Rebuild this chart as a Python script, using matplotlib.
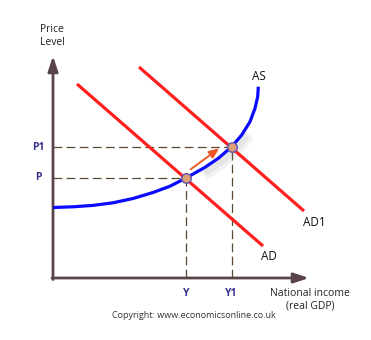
import matplotlib
matplotlib.use("Agg")
import matplotlib.pyplot as plt
import matplotlib.patheffects as pe

# ---- data (diagram units: origin at the axes corner) ----
income_labels = ["Y", "Y1"]
income_values = [133, 178.7]
price_labels = ["P", "P1"]
price_values = [100, 131]

ad_x = [24, 210]
ad_y = [194, 32]
ad1_x = [86, 251]
ad1_y = [211, 67]

as_x = [0, 20, 40, 60, 80, 100, 117, 133, 152, 165.3, 178.7,
        188.7, 197, 202, 204.7, 205.3]
as_y = [70.5, 71.2, 72.6, 75.2, 79.5, 85.5, 91.8, 100, 110.7, 119.7, 131.3,
        143, 156.3, 169.7, 181.3, 191.3]

shift_from = [137.7, 108.7]
shift_to = [166.3, 129.7]

# ---- figure ----
fig = plt.figure(figsize=(3.71, 3.40), dpi=100)
ax = fig.add_axes([0, 0, 1, 1])
ax.set_xlim(-53, 318)
ax.set_ylim(-62, 278)
ax.axis("off")

font = "Open Sans"
axis_col = "#5b4449"
dash_col = "#5a4830"
lab_col = "#37338a"

# dashed guides
for xv, yv in zip(income_values, price_values):
    ax.plot([0, xv], [yv, yv], color=dash_col, lw=0.9, dashes=(7, 3.5), zorder=1)
    ax.plot([xv, xv], [0, yv], color=dash_col, lw=0.9, dashes=(7, 3.5), zorder=1)

# axes with arrows
ax.annotate("", xy=(0, 222), xytext=(0, -1.5),
            arrowprops=dict(arrowstyle="-|>,head_length=0.9,head_width=0.3",
                            color=axis_col, lw=2, shrinkA=0, shrinkB=0), zorder=3)
ax.annotate("", xy=(256, 0), xytext=(-1, 0),
            arrowprops=dict(arrowstyle="-|>,head_length=0.9,head_width=0.3",
                            color=axis_col, lw=2, shrinkA=0, shrinkB=0), zorder=3)

# AD curves
ax.plot(ad_x, ad_y, color="#ff1f1f", lw=2.3, solid_capstyle="butt", zorder=2)
ax.plot(ad1_x, ad1_y, color="#ff1f1f", lw=2.3, solid_capstyle="butt", zorder=2)

# soft shadow under the upper part of AS
ax.plot(as_x[8:12], as_y[8:12], color="none", lw=2.2, zorder=1.5,
        path_effects=[pe.SimpleLineShadow(offset=(2.5, -3), shadow_color="#888888", alpha=0.10,
                                          linewidth=9),
                      pe.SimpleLineShadow(offset=(2, -2.5), shadow_color="#888888", alpha=0.12,
                                          linewidth=5)])
ax.plot(as_x, as_y, color="#0a0aff", lw=2.3, solid_capstyle="butt", solid_joinstyle="round",
        zorder=3)

# shift arrow
ax.annotate("", xy=tuple(shift_to), xytext=tuple(shift_from),
            arrowprops=dict(arrowstyle="-|>,head_length=0.6,head_width=0.25",
                            color="#f0582a", lw=1.4, shrinkA=0, shrinkB=0), zorder=4)

# equilibrium points
ax.plot(income_values, price_values, "o", ms=6.8, mfc="#dfa174", mec="#6a5bb0", mew=1.1, zorder=5)

# curve labels
ax.text(206, 202, "AS", fontsize=8.5, family=font, ha="center", va="center", color="#111111")
ax.text(261, 56, "AD1", fontsize=8.5, family=font, ha="center", va="center", color="#111111")
ax.text(216, 22, "AD", fontsize=8.5, family=font, ha="center", va="center", color="#111111")

# tick labels
for lab, xv in zip(income_labels, income_values):
    ax.text(xv, -15, lab, fontsize=7.5, family=font, fontweight="bold", ha="center", va="center",
            color=lab_col)
for lab, yv in zip(price_labels, price_values):
    ax.text(-15, yv, lab, fontsize=7.5, family=font, fontweight="bold", ha="center", va="center",
            color=lab_col)

# axis titles
ax.text(-1, 242, "Price\nLevel", fontsize=7.5, family=font, ha="center", va="center",
        color="#222222", linespacing=1.25)
ax.text(257, -22, "National income\n(real GDP)", fontsize=7.5, family=font, ha="center",
        va="center", color="#222222", linespacing=1.25)
ax.text(141, -38, "Copyright: www.economicsonline.co.uk", fontsize=6.5, family=font,
        ha="center", va="center", color="#333333")

fig.savefig("out.png", dpi=100)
◆ ◆ ◆ ◆ ◆
Without the pictures, return the listing above from its first line through the line that has "price_values = [100, 131]".

> Response to this exercise:
Rebuild this chart as a Python script, using matplotlib.
import matplotlib
matplotlib.use("Agg")
import matplotlib.pyplot as plt
import matplotlib.patheffects as pe

# ---- data (diagram units: origin at the axes corner) ----
income_labels = ["Y", "Y1"]
income_values = [133, 178.7]
price_labels = ["P", "P1"]
price_values = [100, 131]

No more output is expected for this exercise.